Repeat verbatim only the lines from the one with "Recreate this image" through the one with "from bokeh.resources import INLINE", both ends kept. Pictures stay out.
┌──
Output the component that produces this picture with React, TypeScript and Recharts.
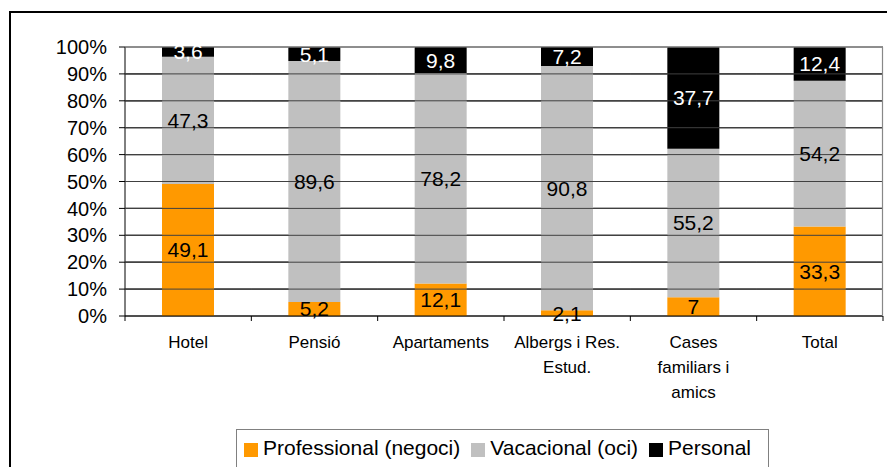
import React from "react";
import {
  BarChart,
  Bar,
  XAxis,
  YAxis,
  CartesianGrid,
  ReferenceLine,
  LabelList,
} from "recharts";

// categories split on "\n" for the multi-line axis labels
const categories = [
  "Hotel",
  "Pensió",
  "Apartaments",
  "Albergs i Res.\nEstud.",
  "Cases\nfamiliars i\namics",
  "Total",
];
const professional = [49.1, 5.2, 12.1, 2.1, 7, 33.3];
const vacacional = [47.3, 89.6, 78.2, 90.8, 55.2, 54.2];
const personal = [3.6, 5.1, 9.8, 7.2, 37.7, 12.4];
const yTicks = [0, 10, 20, 30, 40, 50, 60, 70, 80, 90, 100];

const series = [
  { key: "professional", name: "Professional (negoci)", color: "#FF9900", text: "#000" },
  { key: "vacacional", name: "Vacacional (oci)", color: "#C0C0C0", text: "#000" },
  { key: "personal", name: "Personal", color: "#000000", text: "#fff" },
];

const data = categories.map((c, i) => ({
  name: c,
  professional: professional[i],
  vacacional: vacacional[i],
  personal: personal[i],
}));

const FONT = "'Liberation Sans', Arial, sans-serif";
const W = 887;
const H = 467;
const M = { top: 47, right: 4, left: 60, bottom: 71 };
const Y_W = 65;
const X_H = 80;
const BAR_W = 52;
const PLOT_X = M.left + Y_W;
const PLOT_W = W - M.left - M.right - Y_W;
const PLOT_H = H - M.top - M.bottom - X_H;
const BAND = PLOT_W / categories.length;

const fmt = (v: any) => String(v).replace(".", ",");

function CategoryTick(props: any) {
  const { x, y, payload, index } = props;
  const lines = String(payload.value).split("\n");
  const axisY = y - 7;
  const left = x - BAND / 2;
  return (
    <g>
      <line x1={left} x2={left} y1={axisY} y2={axisY + 5} stroke="#000" />
      {index === categories.length - 1 && (
        <line x1={x + BAND / 2} x2={x + BAND / 2} y1={axisY} y2={axisY + 5} stroke="#000" />
      )}
      <text x={x} y={y + 25} textAnchor="middle" fill="#000" fontSize={17} fontFamily={FONT}>
        {lines.map((l, i) => (
          <tspan key={i} x={x} dy={i === 0 ? 0 : 25}>
            {l}
          </tspan>
        ))}
      </text>
    </g>
  );
}

// y tick label plus the grid row in the gaps between bars
function PercentTick(props: any) {
  const { x, y, payload } = props;
  const v = payload.value;
  const col = v === 100 ? "#888888" : "#404040";
  const segs: React.ReactNode[] = [];
  if (v !== 0) {
    categories.forEach((_, i) => {
      const start = PLOT_X + i * BAND;
      const mid = start + BAND / 2;
      segs.push(
        <path key={`a${i}`} d={`M${start},${y}H${mid - BAR_W / 2}`} stroke={col} strokeWidth={1.2} fill="none" />,
        <path key={`b${i}`} d={`M${mid + BAR_W / 2},${y}H${start + BAND}`} stroke={col} strokeWidth={1.2} fill="none" />
      );
    });
  }
  return (
    <g>
      {segs}
      {v === 100 && (
        <path
          d={`M${PLOT_X + PLOT_W - 0.5},${y}V${y + PLOT_H}`}
          stroke="#888888"
          strokeWidth={1.2}
          fill="none"
        />
      )}
      <text x={x} y={y} dy="0.355em" textAnchor="end" fill="#000" fontSize={20} fontFamily={FONT}>
        {`${v}%`}
      </text>
    </g>
  );
}

export default function App() {
  return (
    <div
      style={{
        position: "fixed",
        left: 0,
        top: 0,
        width: W,
        height: H,
        overflow: "hidden",
        background: "#fff",
        fontFamily: FONT,
      }}
    >
      {/* outer chart frame, runs off the right and bottom */}
      <div
        style={{
          position: "absolute",
          left: 9,
          top: 11,
          width: 920,
          height: 520,
          border: "2px solid #000",
        }}
      />
      <div style={{ position: "absolute", left: 0, top: 0 }}>
        <BarChart width={W} height={H} data={data} margin={M} barSize={BAR_W}>
          <CartesianGrid vertical={false} stroke="#404040" strokeWidth={1} />
          {yTicks.slice(1).map((t) => (
            <ReferenceLine
              key={t}
              y={t}
              stroke={t === 100 ? "#888888" : "#404040"}
              strokeWidth={1}
            />
          ))}
          <XAxis
            dataKey="name"
            interval={0}
            height={X_H}
            tickSize={5}
            tickMargin={2}
            tickLine={false}
            axisLine={{ stroke: "#000" }}
            tick={<CategoryTick />}
          />
          <YAxis
            width={Y_W}
            type="number"
            domain={[0, 100]}
            allowDataOverflow
            ticks={yTicks}
            interval={0}
            tickSize={6}
            tickMargin={12}
            tickLine={{ stroke: "#000" }}
            axisLine={{ stroke: "#000" }}
            tick={<PercentTick />}
          />
          {series.map((s) => (
            <Bar
              key={s.key}
              dataKey={s.key}
              name={s.name}
              stackId="a"
              fill={s.color}
              isAnimationActive={false}
            >
              <LabelList
                dataKey={s.key}
                position="center"
                formatter={fmt}
                fill={s.text}
                fontSize={21}
                fontFamily={FONT}
              />
            </Bar>
          ))}
        </BarChart>
      </div>
      {/* legend */}
      <div
        style={{
          position: "absolute",
          left: 236,
          top: 429,
          width: 533,
          height: 80,
          border: "1px solid #808080",
          background: "#fff",
          display: "flex",
          alignItems: "flex-start",
          paddingLeft: 7,
          paddingTop: 6,
          boxSizing: "border-box",
        }}
      >
        {series.map((s) => (
          <div
            key={s.key}
            style={{ display: "flex", alignItems: "center", marginRight: 11, fontSize: 21, lineHeight: "24px" }}
          >
            <span
              style={{
                display: "inline-block",
                width: 14,
                height: 14,
                background: s.color,
                marginRight: 5,
                marginTop: 4,
              }}
            />
            <span style={{ color: "#000" }}>{s.name}</span>
          </div>
        ))}
      </div>
    </div>
  );
}
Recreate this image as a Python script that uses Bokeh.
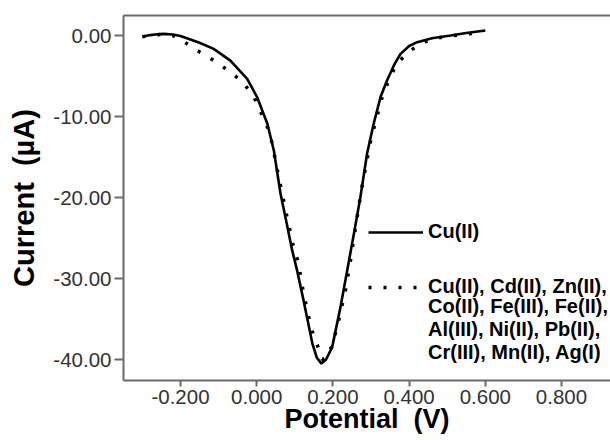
from bokeh.plotting import figure
from bokeh.models import (Range1d, FixedTicker, NumeralTickFormatter, LinearAxis,
                          Legend, LegendItem)
from bokeh.embed import file_html
from bokeh.resources import INLINE

# Cu(II) only (solid)
cu_x = [-0.300, -0.280, -0.260, -0.245, -0.220, -0.200, -0.150, -0.113, -0.069, -0.025,
        0.001, 0.028, 0.045, 0.0625, 0.080, 0.093, 0.106, 0.123, 0.146, 0.158,
        0.170, 0.182, 0.198, 0.220, 0.2375, 0.255, 0.272, 0.290, 0.307, 0.325,
        0.342, 0.360, 0.377, 0.400, 0.421, 0.460, 0.509, 0.550, 0.600]
cu_y = [-0.15, 0.05, 0.15, 0.20, 0.12, -0.05, -0.90, -1.65, -3.10, -5.35,
        -7.60, -10.90, -14.20, -19.50, -23.50, -26.50, -29.00, -32.70, -38.00, -39.80,
        -40.50, -40.00, -38.50, -33.50, -29.00, -24.50, -20.00, -14.50, -10.90, -7.60,
        -5.55, -3.70, -2.30, -1.30, -0.82, -0.35, 0.00, 0.30, 0.62]

# Cu(II) with interfering ions (dotted)
mix_x = [-0.300, -0.250, -0.220, -0.196, -0.156, -0.117, -0.077, -0.038, -0.008, 0.028,
         0.040, 0.060, 0.080, 0.095, 0.109, 0.122, 0.139, 0.150, 0.164, 0.172,
         0.185, 0.200, 0.215, 0.233, 0.246, 0.260, 0.275, 0.299, 0.320, 0.331,
         0.347, 0.366, 0.399, 0.439, 0.478, 0.517, 0.557, 0.596]
mix_y = [-0.15, 0.15, 0.00, -0.62, -1.85, -2.96, -4.24, -5.68, -7.50, -11.30,
         -13.20, -18.00, -22.50, -25.80, -28.00, -31.60, -35.30, -37.20, -38.80, -40.00,
         -39.80, -38.00, -35.20, -31.40, -27.80, -23.50, -19.00, -13.00, -9.20, -7.30,
         -5.50, -3.60, -1.98, -0.82, -0.29, 0.00, 0.20, 0.50]

x_ticks = [-0.2, 0.0, 0.2, 0.4, 0.6, 0.8]
y_ticks = [0, -10, -20, -30, -40]

label_cu = "Cu(II)"
label_mix_1 = "Cu(II), Cd(II), Zn(II),"
label_mix_rest = "Co(II), Fe(III), Fe(II),\nAl(III), Ni(II), Pb(II),\nCr(III), Mn(II), Ag(I)"
x_title = "Potential \u00a0(V)"
y_title = "Current \u00a0(µA)"

FONT = "Liberation Sans"

p = figure(width=610, height=440, output_backend="svg", toolbar_location=None,
           x_range=Range1d(-0.3496, 0.9286), y_range=Range1d(-42.59, 2.469),
           min_border_left=123, min_border_right=0, min_border_top=15, min_border_bottom=60)
p.outline_line_color = None
p.grid.grid_line_color = None
p.background_fill_color = "white"
p.border_fill_color = "white"

r_cu = p.line(cu_x, cu_y, line_color="black", line_width=2.6)
r_mix = p.line(mix_x, mix_y, line_color="black", line_width=3.5, line_dash="3 12")
r_blank = p.line(x=[], y=[], line_alpha=0)

AX = "#6a6a6a"
for ax in (p.xaxis[0], p.yaxis[0]):
    ax.axis_line_color = AX
    ax.axis_line_width = 2
    ax.major_tick_line_color = AX
    ax.major_tick_line_width = 2
    ax.major_tick_in = 0
    ax.minor_tick_line_color = None
    ax.major_label_text_font = FONT
    ax.major_label_text_font_size = "20.5px"
    ax.major_label_text_color = "#333333"
    ax.axis_label_text_font = FONT
    ax.axis_label_text_font_style = "bold"
    ax.axis_label_text_color = "black"

p.xaxis[0].ticker = FixedTicker(ticks=x_ticks)
p.xaxis[0].formatter = NumeralTickFormatter(format="0.000")
p.xaxis[0].axis_label = x_title
p.xaxis[0].axis_label_text_font_size = "27px"
p.xaxis[0].major_tick_out = 6
p.xaxis[0].major_label_standoff = 3
p.xaxis[0].axis_label_standoff = -3

p.yaxis[0].ticker = FixedTicker(ticks=y_ticks)
p.yaxis[0].formatter = NumeralTickFormatter(format="0.00")
p.yaxis[0].axis_label = y_title
p.yaxis[0].axis_label_text_font_size = "29px"
p.yaxis[0].major_tick_out = 9
p.yaxis[0].major_label_standoff = 3
p.yaxis[0].axis_label_standoff = 10

top = LinearAxis(ticker=FixedTicker(ticks=[]), axis_line_color=AX, axis_line_width=2,
                 major_tick_line_color=None, minor_tick_line_color=None)
p.add_layout(top, "above")

def mk_legend(item, loc):
    lg = Legend(items=[item], location=loc, orientation="vertical",
                padding=0, margin=0, spacing=0,
                border_line_color=None, background_fill_alpha=0,
                glyph_width=55, glyph_height=20, label_height=20,
                label_standoff=5, label_text_font=FONT, label_text_font_size="20px",
                label_text_font_style="bold", label_text_color="black",
                label_text_line_height=1.0)
    p.add_layout(lg, "center")

mk_legend(LegendItem(label=label_cu, renderers=[r_cu]), (245, 137))
mk_legend(LegendItem(label=label_mix_1, renderers=[r_mix]), (245, 82))
mk_legend(LegendItem(label=label_mix_rest, renderers=[r_blank]), (245, 16))

open("out.html", "w").write(file_html(p, INLINE))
└──
→ REPLY:
Recreate this image as a Python script that uses Bokeh.
from bokeh.plotting import figure
from bokeh.models import (Range1d, FixedTicker, NumeralTickFormatter, LinearAxis,
                          Legend, LegendItem)
from bokeh.embed import file_html
from bokeh.resources import INLINE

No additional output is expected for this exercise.